The used options are as follows:

-engine: The search engine used. Supported values are "mascot", "xtandem", "mzidentml", "msgf".
-mode: Defines the mode PRIDE Converter should run in. To generate mzTab files this has to be set to "mztab".
-gel_identifier: Defines the (static) gel identifier to be used during this conversion
-gel_spot_regex: A regular expression used to extract the gel spot's identifier from the input filename. As an alternative it is also possible to supply a static identifier using -gel_spot_identifier (works in the same way as -gel_identifier).

Creating mzTab files using a batch process (Linux)

On Linux it is possible to use "find" to launch the mzTab generation for all result files using a single command. Based on the previous example the same could be achieved for all (in the example both) .dat files with the following command:

find /path/to/dat/file/directory -name "*.dat" -exec java -jar /path/to/pride_converter.jar -converter -engine mascot -mode mztab -gel_identifier "Gel A" -gel_spot_regex "Gel[AB]_Spot([0-9]+).*" -sourcefile '{}' \;

In this case the -gel_spot_regex option must be used as otherwise all files would be attributed to a single gel spot.

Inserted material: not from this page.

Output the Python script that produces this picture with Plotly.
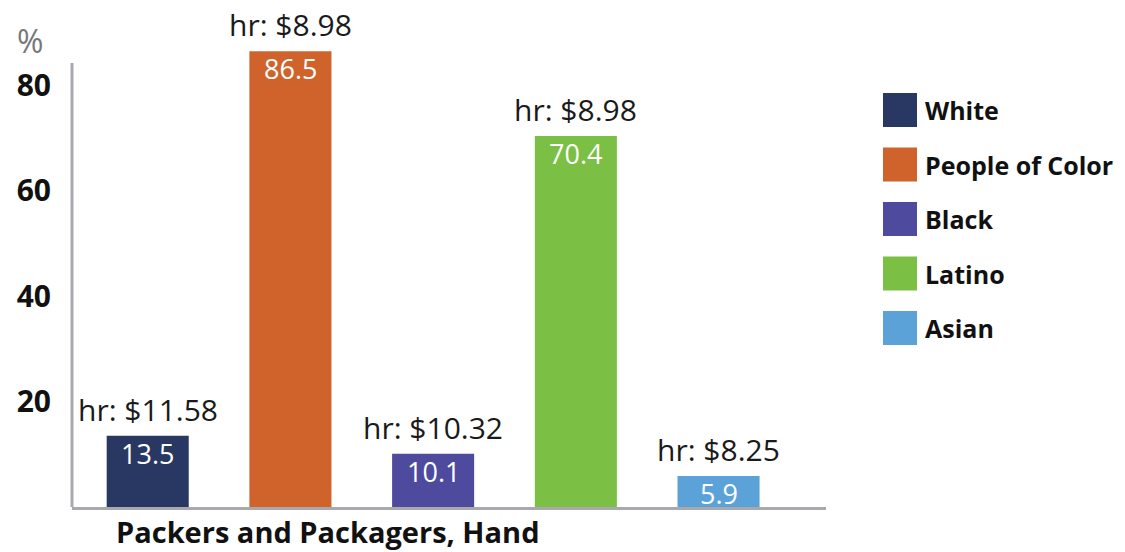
import plotly.graph_objects as go

# data
occupation = "Packers and Packagers, Hand"
groups = ["White", "People of Color", "Black", "Latino", "Asian"]
shares = [13.5, 86.5, 10.1, 70.4, 5.9]
wages = ["$11.58", "$8.98", "$10.32", "$8.98", "$8.25"]
colors = ["#283862", "#d0632b", "#4e4a9e", "#7bbf44", "#5ba2d8"]
y_ticks = [20, 40, 60, 80]

FONT = "Open Sans"
AXIS_GRAY = "#a7a9ac"

# page layout (pixels)
W, H = 1125, 552
L, R, T, B = 72, 299, 10, 45
PLOT_W = W - L - R
PLOT_H = H - T - B
PX_PER_UNIT = 5.27


def px_x(p):
    return (p - L) / PLOT_W


def px_y(p):
    return (H - B - p) / PLOT_H


fig = go.Figure()
fig.add_trace(go.Bar(
    x=groups,
    y=shares,
    width=0.575,
    marker=dict(color=colors, line=dict(width=0)),
    showlegend=False,
    hoverinfo="skip",
))

for g, v, w in zip(groups, shares, wages):
    # hourly wage above the bar
    fig.add_annotation(x=g, y=v, text=f"hr: {w}", showarrow=False,
                       yanchor="bottom", yshift=4,
                       font=dict(family=FONT, size=30, color="#1a1a1a"))
    # share value just inside the top of the bar
    fig.add_annotation(x=g, y=v, text=f"{v}", showarrow=False,
                       yanchor="top", yshift=3,
                       font=dict(family=FONT, size=27, color="white"))

# y axis line stops short of the top
fig.add_shape(type="line", xref="paper", yref="y", x0=0, x1=0, y0=0,
              y1=(H - B - 63) / PX_PER_UNIT, line=dict(color=AXIS_GRAY, width=3))

# % unit label
fig.add_annotation(xref="paper", yref="paper", x=px_x(29.5), y=px_y(41),
                   text="%", showarrow=False, xanchor="center", yanchor="middle",
                   font=dict(family=FONT, size=32, color="#77787b"))

# occupation label
fig.add_annotation(xref="paper", yref="paper", x=px_x(327.5), y=px_y(531),
                   text=f"<b>{occupation}</b>", showarrow=False,
                   xanchor="center", yanchor="middle",
                   font=dict(family=FONT, size=29, color="#111111"))

# legend built by hand (big swatches)
for i, (g, c) in enumerate(zip(groups, colors)):
    top = 93 + i * 54.5
    fig.add_shape(type="rect", xref="paper", yref="paper",
                  x0=px_x(883), x1=px_x(917), y0=px_y(top), y1=px_y(top + 34),
                  fillcolor=c, line=dict(width=0))
    fig.add_annotation(xref="paper", yref="paper", x=px_x(923), y=px_y(top + 17),
                       text=f"<b>{g}</b>", showarrow=False,
                       xanchor="left", yanchor="middle",
                       font=dict(family=FONT, size=25, color="#111111"))

fig.update_layout(
    width=W, height=H,
    margin=dict(l=L, r=R, t=T, b=B),
    paper_bgcolor="white", plot_bgcolor="white",
    xaxis=dict(type="category", range=[-0.5305, 4.753], showticklabels=False,
               showline=True, linecolor=AXIS_GRAY, linewidth=3,
               showgrid=False, zeroline=False, ticks=""),
    yaxis=dict(range=[0, PLOT_H / PX_PER_UNIT], tickvals=y_ticks, showgrid=False,
               zeroline=False, showline=False, ticks="",
               ticklabelstandoff=20,
               tickfont=dict(family=FONT, size=30, color="#111111", weight="bold")),
)

# drop the browser's default body margin so the chart sits at the page corner
fig.write_html("out.html", config={"displayModeBar": False},
               post_script="document.body.style.margin='0';")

Using the Graphical User Interface (GUI)

mzTab files can also be generated using PRIDE Converter's GUI. Simply select "Launch PRIDE mzTab Generator" in the first window. In the second step you need to select the input file type. In the third step you can set the above mentioned options to add the gel specific information automatically to the generated mzTab files. For detailed information about the options please see the above list.

Running PRIDE Converter

When running PRIDE Converter simply add the generated mzTab files containing the required gel specific annotation to the conversion process. This information will then automatically be included in the generated PRIDE XML file.